The traffic of the river ceased and only now and then did you hear the soft spash of a paddle as someone silently passed on his way home. When I awoke in the night I felt a faint motion as the houseboat rocked a little and heard a little gurgle of water, like the ghost of an Eastern music travelling not through space but through time. It was worth while for that sensation of exquisite peace, for the richness of that stillness, to have endured all that sight-seeing.
Somerset Maugham,The Gentleman in the Parlour, Signet Classic Books, London, 1967, p. 96.
PLACE: Ayudha, former capital of Siam
TIME: early 1920's
A leisurely tram crowded with passengers passes down the whole length of the street, and the conductor never ceases to blow his horn. Gharries and rickshaws go up and down ringing their bells, and motors sounding their claxons. The pavements are crowded and there is a ceaseless clatter of the clogs the people wear. Clopperty-clop they go and it makes a sound as insistent and monotonous as the sawing of the cicadas in the jungle.
Along the streets, uttering the raucous cry of China, coolies lollop swiftly bearing loads....
Somerset Maugham,The Gentleman in the Parlour, Signet Classic Books, London, 1967, p. 98.
PLACE: Bangkok, Siam
TIME: early 1920's
On each storey, four to each, are large sunken basins in which was water for purification, and the water at those strange heights must have added strangely to the silence and the awe . .... It is the home now of innumerable bats and the air is fetid with them; in each dark passage and sombre chamber you hear their twitterings.
Somerset Maugham,The Gentleman in the Parlour, Signet Classic Books, London, 1967, p. 138.
PLACE: The Angkor Wat, Cambodia
TIME: early 1920's
...the dancers trod their strange measure. Musicians, hidden by the darkness, played on pipes and drums and gongs, a vague and rhythmical music that troubled the nerves. My ears awaited with a sort of tremor the resolution of harmonies strange to me, but never attained it.
Somerset Maugham, The Gentleman in the Parlour, Signet Classic Books, London, 1967, p. 141.
PLACE: Angkor Wat, Cambodia
TIME: early 1920's
CIRCUMSTANCES: A troupe of Cambodian dancers give a performance on the terrace of the temple.

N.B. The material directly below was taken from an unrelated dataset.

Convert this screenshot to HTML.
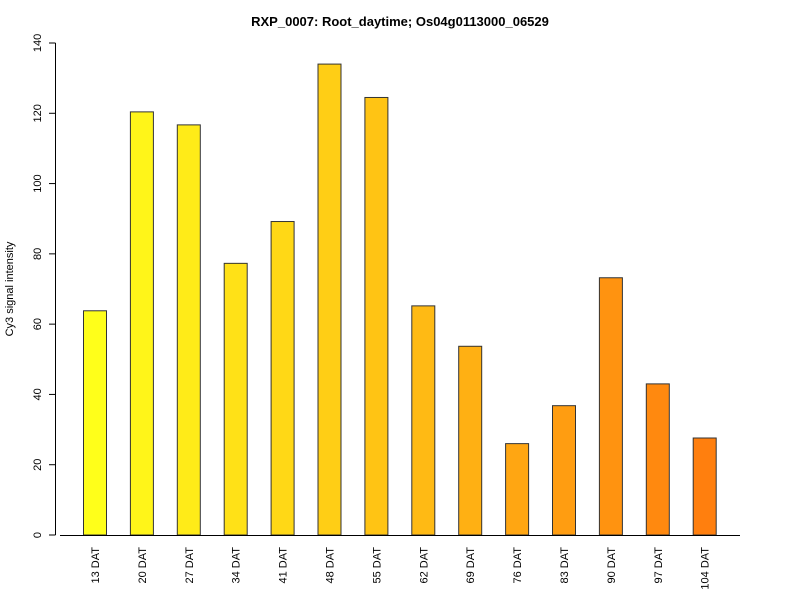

Bugles blew and we, the Europeans, crowded into the throne-room. A band began to play and singers burst into song. This was the signal for the two Princes of the blood and for the mandarins in the courtyard to turn and face the Emperor. The chorus was silent and the Princes and the mandarins knelt down and touched the ground with their foreheads, They moved as one. A huge gong sounded from the tower over the palace gateway and the chorus again began to sing.
Somerset Maugham,The Gentleman in the Parlour, Signet Classic Books, London, 1967, p. 150.
PLACE: Hue, South Vietnam, (was the capital of Annam province, French Indo-China)
TIME: early 1920's
The courtyard was lit with innumerable little oil lamps and a native orchestrs played lustily.
Then the Imperial ballet, a large number of boys and youths in beautiful old-fashioned costumes that reminded one of the eighteenth-century pictures of the Far East, danced and sang.
They gave place to other dancers, men dressed up as huge cocks, emitting fire from their beaks, or as buffaloes and fearful dragons, and they cut fantastic capers; then came fireworks and the courtyard was filled with smoke and the noisiness of crackers.
This ended the native part of the entertainment.... The court pages, on European instruments, began to play a one-step. The foreigners danced.
Somerset Maugham,The Gentleman in the Parlour, Signet Classic Books, London, 1967, p. 151.